Re: [PATCH] mm: don't warn about allocations which stall for too long

From: Tetsuo Handa
Date: Thu Nov 09 2017 - 05:19:53 EST


Michal Hocko wrote:
> On Thu 09-11-17 10:34:46, peter enderborg wrote:
> > On 11/09/2017 09:52 AM, Michal Hocko wrote:
> > > I am not sure. I would rather see a tracepoint to mark the allocator
> > > entry. This would allow both 1) measuring the allocation latency (to
> > > compare it to the trace_mm_page_alloc and 2) check for stalls with
> > > arbitrary user defined timeout (just print all allocations which haven't
> > > passed trace_mm_page_alloc for the given amount of time).
> >
> > Traces are not that expensive, but there are more than few in calls
> > in this path. And Im trying to keep it as small that it can used for
> > maintenance versions too.
> >
> > This is suggestion is a quick way of keeping the current solution for
> > the ones that are interested the slow allocations.
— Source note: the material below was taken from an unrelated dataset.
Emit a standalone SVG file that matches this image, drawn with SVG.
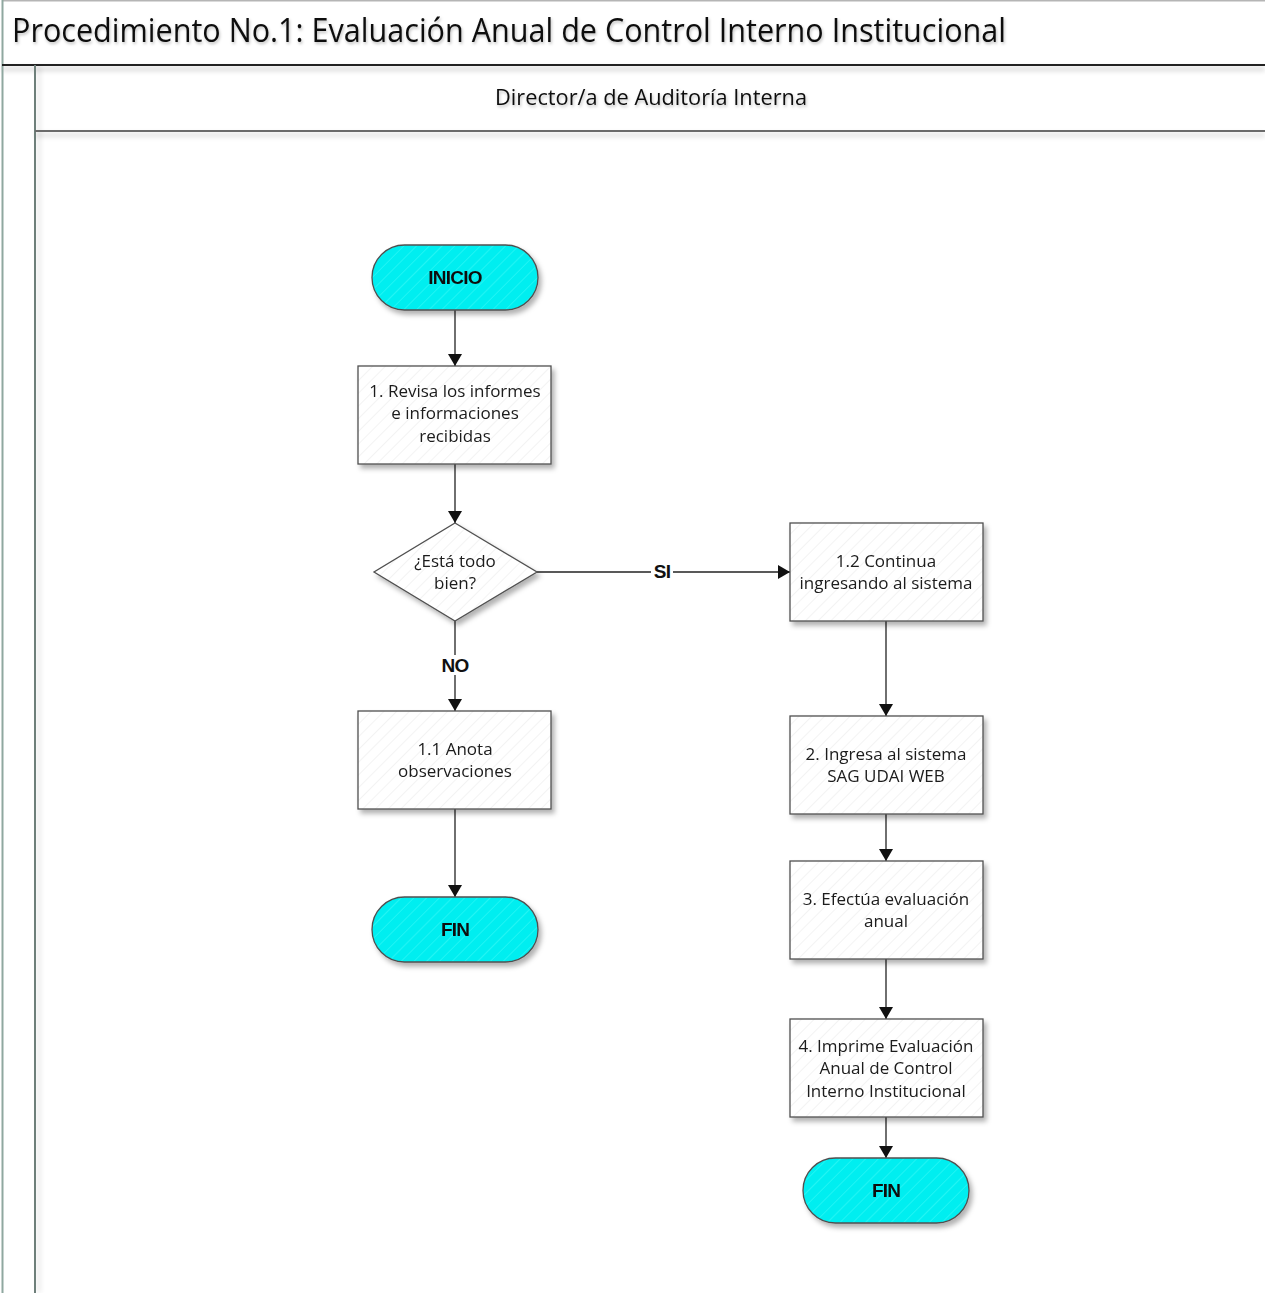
<svg xmlns="http://www.w3.org/2000/svg" width="1265" height="1293" viewBox="0 0 1265 1293">
<style>
.node{stroke:#505050;stroke-width:1.3}
.box{fill:url(#hatch)}
.term{fill:url(#hatchc)}
.t{font-family:"Open Sans","Noto Sans","DejaVu Sans",sans-serif;font-size:17px;fill:#1a1a1a;text-anchor:middle}
.b{font-family:"Liberation Sans",Arial,sans-serif;font-size:19px;font-weight:bold;fill:#111;text-anchor:middle;letter-spacing:-0.8px}
.conn{fill:none;stroke:#222;stroke-width:1.3;marker-end:url(#arr)}
.ttl{font-family:"Open Sans","Noto Sans",sans-serif;fill:#111}
</style>
<defs>
<marker id="arr" viewBox="0 0 12 14" refX="12" refY="7" markerWidth="12" markerHeight="14" markerUnits="userSpaceOnUse" orient="auto">
<path d="M0,0 L12,7 L0,14 Z" fill="#111"/>
</marker>
<pattern id="hatch" width="9" height="9" patternUnits="userSpaceOnUse" patternTransform="rotate(45)">
<rect width="9" height="9" fill="#ffffff"/>
<line x1="0" y1="0" x2="0" y2="9" stroke="#f0f0f0" stroke-width="1.5"/>
</pattern>
<pattern id="hatchc" width="9" height="9" patternUnits="userSpaceOnUse" patternTransform="rotate(45)">
<rect width="9" height="9" fill="#00eef0"/>
<line x1="0" y1="0" x2="0" y2="9" stroke="#2cf6f6" stroke-width="1.5"/>
</pattern>
<filter id="sh" x="-10%" y="-10%" width="130%" height="140%">
<feDropShadow dx="3" dy="4" stdDeviation="2.5" flood-color="#000" flood-opacity="0.3"/>
</filter>
<filter id="tsh" x="-5%" y="-30%" width="110%" height="170%">
<feDropShadow dx="1" dy="2" stdDeviation="1.5" flood-color="#000" flood-opacity="0.25"/>
</filter>
<filter id="blur" filterUnits="userSpaceOnUse" x="0" y="0" width="1265" height="1293">
<feGaussianBlur stdDeviation="2.5"/>
</filter>
</defs>
<rect width="1265" height="1293" fill="#ffffff"/>
<g id="pool">
<rect x="2" y="67" width="1263" height="4" fill="#000" opacity="0.15" filter="url(#blur)"/>
<rect x="35" y="133" width="1230" height="4" fill="#000" opacity="0.12" filter="url(#blur)"/>
<rect x="37" y="66" width="4" height="1227" fill="#000" opacity="0.08" filter="url(#blur)"/>
<rect x="2" y="0" width="1263" height="1.5" fill="#b5b5b5"/>
<rect x="1.5" y="0" width="2" height="1293" fill="#8fa8a0"/>
<rect x="2" y="64" width="1263" height="2" fill="#222"/>
<rect x="34" y="65" width="2" height="1228" fill="#6e7f7a"/>
<rect x="35" y="130" width="1230" height="2" fill="#6a6a6a"/>
<text class="ttl" x="12" y="42" font-size="32" textLength="994" lengthAdjust="spacingAndGlyphs" filter="url(#tsh)">Procedimiento No.1: Evaluación Anual de Control Interno Institucional</text>
<text class="ttl" x="651" y="105" font-size="21.5" text-anchor="middle" textLength="312" lengthAdjust="spacingAndGlyphs" filter="url(#tsh)">Director/a de Auditoría Interna</text>
</g>
<g id="connectors">
<path class="conn" d="M455,310 V366"/>
<path class="conn" d="M455,464 V523"/>
<path class="conn" d="M537,572 H790"/>
<path class="conn" d="M455,621 V711"/>
<path class="conn" d="M455,809 V897"/>
<path class="conn" d="M886,621 V716"/>
<path class="conn" d="M886,814 V861"/>
<path class="conn" d="M886,959 V1019"/>
<path class="conn" d="M886,1117 V1158"/>
<rect x="651" y="562" width="22" height="20" fill="#fff"/>
<text class="b" x="662" y="578">SI</text>
<rect x="437" y="655" width="36" height="20" fill="#fff"/>
<text class="b" x="455" y="672">NO</text>
</g>
<g id="inicio" filter="url(#sh)">
<rect class="node term" x="372" y="245" width="166" height="65" rx="32.5"/>
<text class="b" x="455" y="284">INICIO</text>
</g>
<g id="n1" filter="url(#sh)">
<rect class="node box" x="358" y="366" width="193" height="98"/>
<text class="t" x="455" y="397">1. Revisa los informes</text>
<text class="t" x="455" y="419">e informaciones</text>
<text class="t" x="455" y="442">recibidas</text>
</g>
<g id="decision" filter="url(#sh)">
<path class="node box" d="M455,523 L537,572 L455,621 L374,572 Z"/>
<text class="t" x="455" y="567">¿Está todo</text>
<text class="t" x="455" y="589">bien?</text>
</g>
<g id="n11" filter="url(#sh)">
<rect class="node box" x="358" y="711" width="193" height="98"/>
<text class="t" x="455" y="755">1.1 Anota</text>
<text class="t" x="455" y="777">observaciones</text>
</g>
<g id="fin1" filter="url(#sh)">
<rect class="node term" x="372" y="897" width="166" height="65" rx="32.5"/>
<text class="b" x="455" y="936">FIN</text>
</g>
<g id="n12" filter="url(#sh)">
<rect class="node box" x="790" y="523" width="193" height="98"/>
<text class="t" x="886" y="567">1.2 Continua</text>
<text class="t" x="886" y="589">ingresando al sistema</text>
</g>
<g id="n2" filter="url(#sh)">
<rect class="node box" x="790" y="716" width="193" height="98"/>
<text class="t" x="886" y="760">2. Ingresa al sistema</text>
<text class="t" x="886" y="782">SAG UDAI WEB</text>
</g>
<g id="n3" filter="url(#sh)">
<rect class="node box" x="790" y="861" width="193" height="98"/>
<text class="t" x="886" y="905">3. Efectúa evaluación</text>
<text class="t" x="886" y="927">anual</text>
</g>
<g id="n4" filter="url(#sh)">
<rect class="node box" x="790" y="1019" width="193" height="98"/>
<text class="t" x="886" y="1052">4. Imprime Evaluación</text>
<text class="t" x="886" y="1074">Anual de Control</text>
<text class="t" x="886" y="1097">Interno Institucional</text>
</g>
<g id="fin2" filter="url(#sh)">
<rect class="node term" x="803" y="1158" width="166" height="65" rx="32.5"/>
<text class="b" x="886" y="1197">FIN</text>
</g>
</svg>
If we are going
> > for a solution with a time-out parameter from the user what interface
> > do you suggest to do this configuration. A filter parameter for the
> > event?
>
> I meant to do all that in postprocessing. So no specific API is needed,
> just parse the output. Anyway, it seems that the printk will be put in
> shape in a forseeable future so we might preserve the stall warning
> after all. It is the show_mem part which is interesting during that
> warning.

I don't know whether printk() will be put in shape in a foreseeable future.
The rule that "do not try to printk() faster than the kernel can write to
consoles" will remain no matter how printk() changes. Unless asynchronous
approach like https://lwn.net/Articles/723447/ is used, I think we can't
obtain useful information.